** START OF Data excerpts **

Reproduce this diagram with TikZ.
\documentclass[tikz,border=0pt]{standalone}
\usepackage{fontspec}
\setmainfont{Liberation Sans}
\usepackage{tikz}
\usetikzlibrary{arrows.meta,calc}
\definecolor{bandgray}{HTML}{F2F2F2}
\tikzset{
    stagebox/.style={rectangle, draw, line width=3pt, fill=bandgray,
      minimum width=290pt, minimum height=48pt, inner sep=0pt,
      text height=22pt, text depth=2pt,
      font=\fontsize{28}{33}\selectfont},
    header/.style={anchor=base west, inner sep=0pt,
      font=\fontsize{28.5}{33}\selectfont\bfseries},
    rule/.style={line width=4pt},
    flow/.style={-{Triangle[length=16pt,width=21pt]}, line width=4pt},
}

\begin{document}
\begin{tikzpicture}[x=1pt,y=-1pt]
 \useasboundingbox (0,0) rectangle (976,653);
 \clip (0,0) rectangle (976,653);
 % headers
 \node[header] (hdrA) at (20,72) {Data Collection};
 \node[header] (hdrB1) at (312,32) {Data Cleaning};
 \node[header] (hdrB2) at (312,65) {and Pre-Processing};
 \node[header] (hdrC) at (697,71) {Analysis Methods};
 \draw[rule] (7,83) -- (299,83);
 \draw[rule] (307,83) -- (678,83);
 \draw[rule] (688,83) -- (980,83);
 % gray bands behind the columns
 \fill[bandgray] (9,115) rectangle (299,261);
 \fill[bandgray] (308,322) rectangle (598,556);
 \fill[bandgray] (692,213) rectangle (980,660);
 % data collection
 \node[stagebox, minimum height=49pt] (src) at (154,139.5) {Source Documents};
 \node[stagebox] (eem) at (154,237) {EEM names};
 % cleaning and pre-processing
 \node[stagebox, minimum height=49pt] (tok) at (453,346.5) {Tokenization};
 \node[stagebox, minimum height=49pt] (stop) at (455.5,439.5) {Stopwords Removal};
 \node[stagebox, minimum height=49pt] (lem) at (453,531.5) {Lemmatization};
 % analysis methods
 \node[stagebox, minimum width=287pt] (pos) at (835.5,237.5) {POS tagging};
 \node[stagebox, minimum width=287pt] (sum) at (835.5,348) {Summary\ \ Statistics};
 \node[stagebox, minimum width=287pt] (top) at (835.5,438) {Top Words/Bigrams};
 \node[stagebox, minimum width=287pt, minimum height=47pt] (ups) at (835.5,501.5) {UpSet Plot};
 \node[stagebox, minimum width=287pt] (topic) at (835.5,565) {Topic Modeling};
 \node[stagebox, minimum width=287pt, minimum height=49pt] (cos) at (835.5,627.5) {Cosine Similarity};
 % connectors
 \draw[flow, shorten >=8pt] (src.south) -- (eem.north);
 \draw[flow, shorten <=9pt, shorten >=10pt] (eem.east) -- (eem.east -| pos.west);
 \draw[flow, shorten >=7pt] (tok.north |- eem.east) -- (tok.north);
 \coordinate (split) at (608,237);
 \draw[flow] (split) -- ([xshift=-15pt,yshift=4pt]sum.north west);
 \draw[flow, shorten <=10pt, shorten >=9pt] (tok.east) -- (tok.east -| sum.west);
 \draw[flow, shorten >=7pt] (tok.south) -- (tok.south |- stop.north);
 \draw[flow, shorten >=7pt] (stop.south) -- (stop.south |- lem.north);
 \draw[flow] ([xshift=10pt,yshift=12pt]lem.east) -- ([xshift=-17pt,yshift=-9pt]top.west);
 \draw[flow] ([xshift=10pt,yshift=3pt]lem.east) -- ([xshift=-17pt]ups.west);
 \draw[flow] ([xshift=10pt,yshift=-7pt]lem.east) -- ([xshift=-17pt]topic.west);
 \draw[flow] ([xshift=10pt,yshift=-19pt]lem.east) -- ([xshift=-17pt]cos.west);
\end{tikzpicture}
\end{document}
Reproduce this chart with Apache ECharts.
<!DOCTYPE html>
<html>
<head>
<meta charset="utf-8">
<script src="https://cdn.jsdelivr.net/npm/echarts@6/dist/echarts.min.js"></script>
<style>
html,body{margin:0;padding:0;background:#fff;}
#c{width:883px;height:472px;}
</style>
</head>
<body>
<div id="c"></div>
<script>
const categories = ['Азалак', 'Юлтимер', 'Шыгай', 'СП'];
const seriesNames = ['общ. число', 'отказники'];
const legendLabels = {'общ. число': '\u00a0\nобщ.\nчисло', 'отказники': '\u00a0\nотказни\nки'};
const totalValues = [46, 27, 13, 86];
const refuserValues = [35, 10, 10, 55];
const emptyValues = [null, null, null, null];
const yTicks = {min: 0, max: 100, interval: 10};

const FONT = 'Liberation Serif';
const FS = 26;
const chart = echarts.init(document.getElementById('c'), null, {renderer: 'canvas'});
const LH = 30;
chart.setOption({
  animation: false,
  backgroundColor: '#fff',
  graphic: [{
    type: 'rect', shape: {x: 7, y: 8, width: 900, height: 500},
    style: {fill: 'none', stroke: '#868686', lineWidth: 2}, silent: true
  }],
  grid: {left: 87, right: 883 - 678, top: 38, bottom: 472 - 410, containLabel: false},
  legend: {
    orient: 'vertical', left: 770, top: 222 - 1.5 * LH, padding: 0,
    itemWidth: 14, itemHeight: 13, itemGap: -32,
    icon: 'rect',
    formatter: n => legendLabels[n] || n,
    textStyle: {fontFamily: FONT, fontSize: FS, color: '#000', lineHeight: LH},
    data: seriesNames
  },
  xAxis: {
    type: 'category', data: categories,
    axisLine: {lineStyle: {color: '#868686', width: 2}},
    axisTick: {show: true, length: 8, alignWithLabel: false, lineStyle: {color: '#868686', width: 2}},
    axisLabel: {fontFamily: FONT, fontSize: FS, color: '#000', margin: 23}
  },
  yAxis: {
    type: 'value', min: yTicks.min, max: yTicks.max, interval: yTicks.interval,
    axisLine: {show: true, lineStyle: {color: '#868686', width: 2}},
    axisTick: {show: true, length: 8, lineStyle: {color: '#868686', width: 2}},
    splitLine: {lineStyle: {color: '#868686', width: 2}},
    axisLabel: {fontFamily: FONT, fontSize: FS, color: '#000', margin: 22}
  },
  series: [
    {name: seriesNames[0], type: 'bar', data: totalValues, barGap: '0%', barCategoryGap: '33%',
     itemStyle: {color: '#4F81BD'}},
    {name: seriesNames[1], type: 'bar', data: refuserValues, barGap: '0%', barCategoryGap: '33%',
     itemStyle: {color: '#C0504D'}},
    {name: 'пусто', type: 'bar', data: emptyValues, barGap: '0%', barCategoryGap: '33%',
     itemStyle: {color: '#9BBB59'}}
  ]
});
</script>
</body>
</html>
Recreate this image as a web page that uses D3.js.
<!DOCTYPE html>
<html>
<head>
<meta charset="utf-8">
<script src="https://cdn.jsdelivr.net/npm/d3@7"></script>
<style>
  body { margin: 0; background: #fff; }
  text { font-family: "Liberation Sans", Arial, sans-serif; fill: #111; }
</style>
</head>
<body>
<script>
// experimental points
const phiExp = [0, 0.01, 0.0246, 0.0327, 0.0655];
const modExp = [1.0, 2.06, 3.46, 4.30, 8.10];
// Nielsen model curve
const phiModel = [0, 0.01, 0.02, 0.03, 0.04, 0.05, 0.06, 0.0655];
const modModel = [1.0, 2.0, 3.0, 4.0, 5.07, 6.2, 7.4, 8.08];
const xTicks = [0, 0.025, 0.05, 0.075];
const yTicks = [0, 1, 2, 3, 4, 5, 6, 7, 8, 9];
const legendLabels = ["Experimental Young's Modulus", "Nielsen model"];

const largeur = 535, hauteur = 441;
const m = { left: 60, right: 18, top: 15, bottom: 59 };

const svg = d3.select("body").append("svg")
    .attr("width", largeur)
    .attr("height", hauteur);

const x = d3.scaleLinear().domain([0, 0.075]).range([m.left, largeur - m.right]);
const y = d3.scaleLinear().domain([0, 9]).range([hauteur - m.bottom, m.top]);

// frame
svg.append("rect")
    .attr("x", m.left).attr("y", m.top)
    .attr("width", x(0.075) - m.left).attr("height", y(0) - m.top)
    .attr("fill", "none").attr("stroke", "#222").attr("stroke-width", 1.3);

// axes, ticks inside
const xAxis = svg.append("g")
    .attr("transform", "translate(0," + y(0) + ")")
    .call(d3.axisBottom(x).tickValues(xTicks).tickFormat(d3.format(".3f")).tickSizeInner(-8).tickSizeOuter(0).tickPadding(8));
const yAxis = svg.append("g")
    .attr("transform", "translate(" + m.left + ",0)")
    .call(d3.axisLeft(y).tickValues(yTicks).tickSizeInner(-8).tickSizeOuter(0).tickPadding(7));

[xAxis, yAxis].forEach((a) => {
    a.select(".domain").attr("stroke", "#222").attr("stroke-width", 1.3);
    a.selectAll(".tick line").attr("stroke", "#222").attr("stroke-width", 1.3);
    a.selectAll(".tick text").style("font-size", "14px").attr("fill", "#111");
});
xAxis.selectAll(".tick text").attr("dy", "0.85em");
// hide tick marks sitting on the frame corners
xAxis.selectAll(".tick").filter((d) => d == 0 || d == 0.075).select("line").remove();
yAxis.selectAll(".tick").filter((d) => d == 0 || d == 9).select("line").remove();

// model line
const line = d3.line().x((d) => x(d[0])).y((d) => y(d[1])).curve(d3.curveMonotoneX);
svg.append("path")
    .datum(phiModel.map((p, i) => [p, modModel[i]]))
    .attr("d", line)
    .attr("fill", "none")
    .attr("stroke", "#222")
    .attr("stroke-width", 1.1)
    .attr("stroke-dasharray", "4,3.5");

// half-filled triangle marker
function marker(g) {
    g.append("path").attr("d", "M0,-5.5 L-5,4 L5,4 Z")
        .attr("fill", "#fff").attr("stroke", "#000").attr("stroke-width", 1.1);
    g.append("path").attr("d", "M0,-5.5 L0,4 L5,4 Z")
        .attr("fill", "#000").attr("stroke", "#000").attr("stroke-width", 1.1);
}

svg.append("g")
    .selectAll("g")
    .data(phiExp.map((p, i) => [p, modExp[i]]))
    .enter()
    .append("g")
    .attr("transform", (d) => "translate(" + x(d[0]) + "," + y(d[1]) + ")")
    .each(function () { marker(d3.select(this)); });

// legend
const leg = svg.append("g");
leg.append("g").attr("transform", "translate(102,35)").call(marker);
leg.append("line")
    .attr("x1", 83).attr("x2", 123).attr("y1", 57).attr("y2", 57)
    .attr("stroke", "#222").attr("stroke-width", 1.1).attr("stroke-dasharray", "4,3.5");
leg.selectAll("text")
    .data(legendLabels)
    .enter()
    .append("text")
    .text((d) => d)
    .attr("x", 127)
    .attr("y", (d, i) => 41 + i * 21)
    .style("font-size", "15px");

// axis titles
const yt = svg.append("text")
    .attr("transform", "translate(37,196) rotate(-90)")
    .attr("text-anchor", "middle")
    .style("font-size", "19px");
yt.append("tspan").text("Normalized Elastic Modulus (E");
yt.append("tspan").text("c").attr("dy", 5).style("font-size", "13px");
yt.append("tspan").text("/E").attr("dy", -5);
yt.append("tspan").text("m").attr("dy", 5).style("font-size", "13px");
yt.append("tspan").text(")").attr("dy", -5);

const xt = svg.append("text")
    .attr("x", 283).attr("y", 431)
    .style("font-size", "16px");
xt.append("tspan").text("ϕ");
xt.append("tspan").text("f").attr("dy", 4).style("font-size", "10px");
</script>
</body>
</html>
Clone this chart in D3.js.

** END OF Data excerpts **

▶ Work instructions
Give back exactly the lines from the line that has "Recreate this image" to the line that has "const y = d3.scaleLinear().domain([0, 9]).range([hauteur", both included, and leave out all others.

▶ Task result
Recreate this image as a web page that uses D3.js.
<!DOCTYPE html>
<html>
<head>
<meta charset="utf-8">
<script src="https://cdn.jsdelivr.net/npm/d3@7"></script>
<style>
  body { margin: 0; background: #fff; }
  text { font-family: "Liberation Sans", Arial, sans-serif; fill: #111; }
</style>
</head>
<body>
<script>
// experimental points
const phiExp = [0, 0.01, 0.0246, 0.0327, 0.0655];
const modExp = [1.0, 2.06, 3.46, 4.30, 8.10];
// Nielsen model curve
const phiModel = [0, 0.01, 0.02, 0.03, 0.04, 0.05, 0.06, 0.0655];
const modModel = [1.0, 2.0, 3.0, 4.0, 5.07, 6.2, 7.4, 8.08];
const xTicks = [0, 0.025, 0.05, 0.075];
const yTicks = [0, 1, 2, 3, 4, 5, 6, 7, 8, 9];
const legendLabels = ["Experimental Young's Modulus", "Nielsen model"];

const largeur = 535, hauteur = 441;
const m = { left: 60, right: 18, top: 15, bottom: 59 };

const svg = d3.select("body").append("svg")
    .attr("width", largeur)
    .attr("height", hauteur);

const x = d3.scaleLinear().domain([0, 0.075]).range([m.left, largeur - m.right]);
const y = d3.scaleLinear().domain([0, 9]).range([hauteur - m.bottom, m.top]);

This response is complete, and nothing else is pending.